Picture if you will:

A u-shaped kitchen with light oak inset paneled cabinets, powder blue laminate countertops, white appliances, carpet (circa 1978) and hideous wallpaper covering everything that isn’t either powder blue laminate or light oak.

Better yet, I’ll show you




This would be perfect if you were

  • Living in 1990
  • Amish
  • Blind

All it’s missing is cheerful grouping of duck-shaped canisters and frilly valance. By the way, that IS a telephone on the wall. You could almost imagine the previous owners standing around on their kitchen carpet drinking Yuban and talking about ways to uglify the rest of the house with their hideous paint choices (mint green in the master bath?? Yes! Believe it! Pix coming soon!)

This is what my kitchen looked like when we moved in 3.5 years ago. The cabinets, we suspect, were handmade by the previous homeowner in what used to be his shop in the basement (we are now using it as a music studio.) They are solid oak, they are sturdy, and they were BUILT IN PLACE. There is nothing modular about these babies. If you want to change something you have to cut it. The backsplashes were pine 2×6’s with that famous powder blue laminate ironed on to them- after they were SCREWED INTO THE STUDS. When we removed the counters we literally had to beat them off the wall.

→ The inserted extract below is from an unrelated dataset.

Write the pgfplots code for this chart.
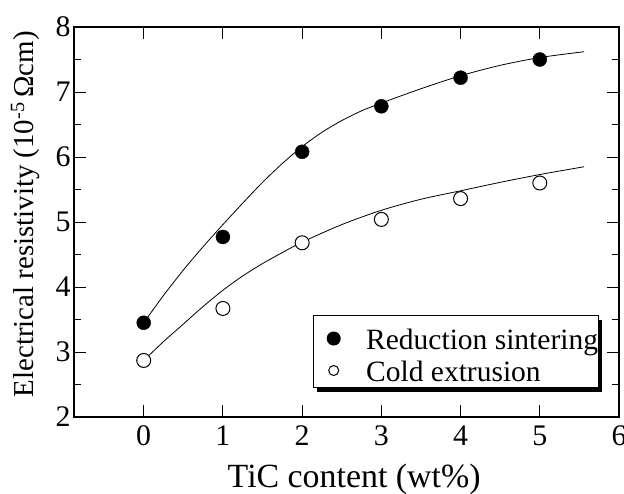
\documentclass[border=0pt]{standalone}
\usepackage{fontspec}
\setmainfont{Liberation Serif}
\usepackage{pgfplots}
\pgfplotsset{compat=1.18}
\usetikzlibrary{shadows}

\begin{document}
\begin{tikzpicture}
\begin{axis}[
  at={(74bp,77bp)}, anchor=south west,
  scale only axis, width=545bp, height=390bp,
  xmin=-0.88, xmax=6, ymin=2, ymax=8,
  xtick={0,...,6}, ytick={2,...,8}, minor y tick num=1,
  xtick pos=both, ytick pos=both, tick align=inside,
  major tick length=12bp, minor tick length=7bp,
  axis line style={line width=1.6bp},
  every tick/.style={black, line width=0.9bp},
  /pgf/number format/assume math mode=true,
  tick label style={font=\fontsize{30}{30}\selectfont},
  xticklabel style={yshift=-5bp},
  xlabel={TiC content (wt\%)},
  ylabel={Electrical resistivity (10\textsuperscript{-5}\,Ωcm)},
  xlabel style={font=\fontsize{34}{34}\selectfont,
    at={(axis description cs:0.514,-0.18)}, anchor=base},
  ylabel style={font=\fontsize{29}{29}\selectfont,
    at={(axis description cs:-0.0752,0.52)}, anchor=base},
  legend style={at={(axis description cs:0.438,0.2615)}, anchor=north west,
    draw=black, line width=1bp, fill=white,
    drop shadow={shadow xshift=4bp, shadow yshift=-4bp, fill=black, opacity=1},
    font=\fontsize{29.6}{30}\selectfont,
    inner xsep=0bp, inner ysep=4bp, column sep=0bp, row sep=0bp,
    nodes={inner sep=0bp, text height=30bp, text depth=2bp}},
  legend cell align=left,
  legend image code/.code={%
    \path (-20bp,0bp) (32bp,0bp);
    \draw[#1] plot coordinates {(0bp,-3bp)};},
]
% fitted curves
\addplot[black, line width=0.8bp, smooth, forget plot] coordinates {
  (0,3.45) (0.25,3.87) (0.5,4.26) (0.75,4.62) (1,4.96) (1.25,5.29)
  (1.5,5.61) (1.75,5.90) (2,6.16) (2.25,6.38) (2.5,6.56) (2.75,6.71)
  (3,6.83) (3.5,7.05) (4,7.25) (4.5,7.41) (5,7.53) (5.56,7.62)};
\addplot[black, line width=0.8bp, smooth, forget plot] coordinates {
  (0,2.87) (0.25,3.16) (0.5,3.43) (0.75,3.70) (1,3.95) (1.25,4.17)
  (1.5,4.36) (1.75,4.53) (2,4.69) (2.5,4.96) (3,5.18) (3.5,5.35)
  (4,5.48) (4.5,5.61) (5,5.73) (5.56,5.85)};
% measured points
\addplot[only marks, mark=*, mark size=7bp, black,
  legend image post style={mark size=6.5bp}] coordinates {
  (0,3.45) (1,4.77) (2,6.08) (3,6.78) (4,7.22) (5,7.5)};
\addplot[only marks, mark=*, mark size=7bp, draw=black, fill=white, line width=1bp,
  legend image post style={mark size=5bp}] coordinates {
  (0,2.87) (1,3.67) (2,4.68) (3,5.04) (4,5.36) (5,5.6)};
\legend{Reduction sintering, Cold extrusion}
\end{axis}
\pgfresetboundingbox
\useasboundingbox (0,0) rectangle (624bp,494bp);
\end{tikzpicture}
\end{document}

But wait, you say. Was there a mention of kitchen carpet?? Yes, there was fiiine quality kitchen carpet- brown (really? REALLY? Brown??) kitchen carpet. Glued down within an inch of its life. The skeeze factor with kitchen carpet is too high to comprehend. I, a famously sloppy cook, had slopped many a sauce or an egg or a glass of wine on the carpet with no perceptible stains. Who knows what else might be lurking in the petri dish of this floor covering?